Charlie McCreevy, faced by reducing revenues, was not impressed, and Mr Dempsey announced he was going to do something about it. Even the Minister for Agriculture, Joe Walsh, was driven to remark that we had procrastinated for a long time and must make a decision soon. Then he and Bertie Ahern were invited to sup with Mr Dillon earlier this week. The occasion was the IFA president's inauguration dinner. And, with the diplomatic skill of a man wielding a chainsaw, Mr Dillon set out his agenda. There was, he told his audience, at least 12 marginal constituencies in the State where a modest swing would decide who was the next Taoiseach. And he would put issues to the political parties before election day.
One of those issues was environment legislation and nitrate pollution. Mr Dillon wanted to wind the clock back. All the scientific evidence of where responsibility for pollution lay, which had gone unchallenged while there was no threat of legislative action, had to be revisited in order to establish the "true cause of water pollution". He went on: "When we have the scientific results, I then want to enter negotiations with the Government aimed at a balanced solution. We must protect the environment, but we must do it without undermining commercial farming." It was a clear message, and the Cabinet decided not to adopt Mr Dempsey's well publicised proposals when it met the following day. Instead, discussions will now be held with farming organisations about the need to comply with EU directives. Mr Dempsey hopes to have a comprehensive waste management strategy agreed by his Cabinet colleagues within two or three weeks.
Of course, that will only be a beginning. It may be enough to get the EU off the Government's back. But the drafting of regulations and legislation is likely to take a further year, a problem for the next government.
Farmers deserve some sympathy. Their living standards lagged other sectors during the growth of the Celtic Tiger. Our 123,000 farmers had an average income of €14,600 in the year 2000 and 68 per cent of this came by way of direct payment from Europe. The 37,000 full-time farmers brought in an average income of €28,000. But their number is expected to fall to 20,000 by the year 2010.
Off-farm employment is an increasingly important income element. And tourist-related enterprises, including farm accommodation, fit into the picture. That is why measures to combat water pollution are so important for rural communities, not just for drinking water quality but for the development of tourism.
The statistics are damning.
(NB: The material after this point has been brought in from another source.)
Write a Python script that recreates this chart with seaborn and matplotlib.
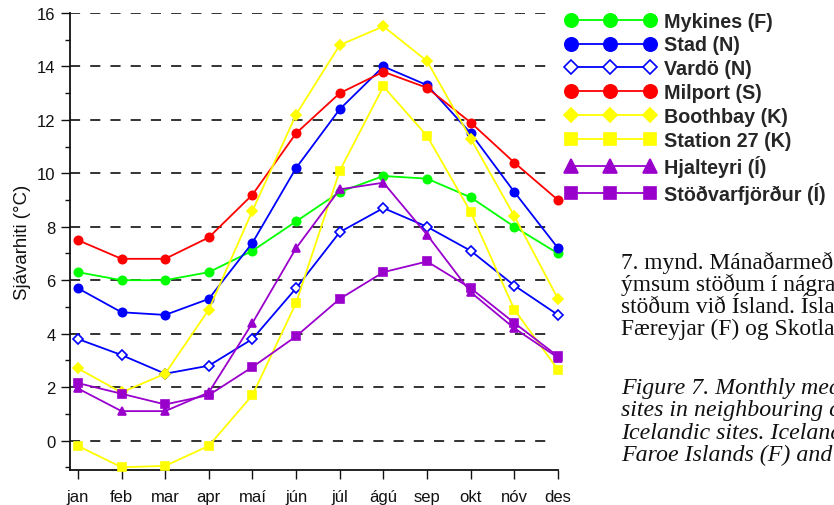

Agriculture and its related industries now generate 80 per cent of all waste in this State. Seventy-three per cent of inputs of phosphates to water and 82 per cent of nitrates are agriculture based. Some 64 million tonnes of slurry and manures are now spread on land. Forty years ago, with lower stocking levels, 84 per cent of our waterways were unpolluted. That figure has now fallen to less than 50 per cent. Nitrates are a known cause of serious ill-health and defects in young children. Mr Dempsey said he could not give farmers "the right to poison themselves and their neighbours". New regulations requiring farmers to limit stocking levels; to store slurry during the wet, winter months and to prevent the run-off of manures into waterways are being prepared.
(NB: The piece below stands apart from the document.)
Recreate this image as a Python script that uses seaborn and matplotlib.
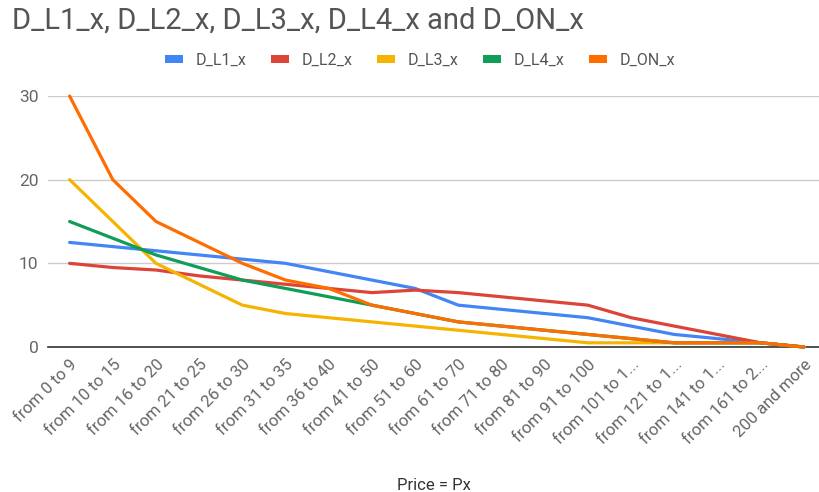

Given Mr Dillon's warning that nothing should be done to undermine commercial farming, confrontation appears inevitable. The reality is that stocking levels on many commercial farms are unsustainable because the resulting slurry cannot be spread on the available acreage without causing pollution.
An alternative approach would be to construct a thermal treatment plant to process liquid farm waste into fertiliser. But it is difficult to envisage any community welcoming the construction of such a plant in the present, NIMBY climate.
Mr Dempsey is talking tough. Financial pressure from the EU may finally convince his Cabinet colleagues of the need for new, anti-pollution regulations. But not, Sweet Jesus, before the general election.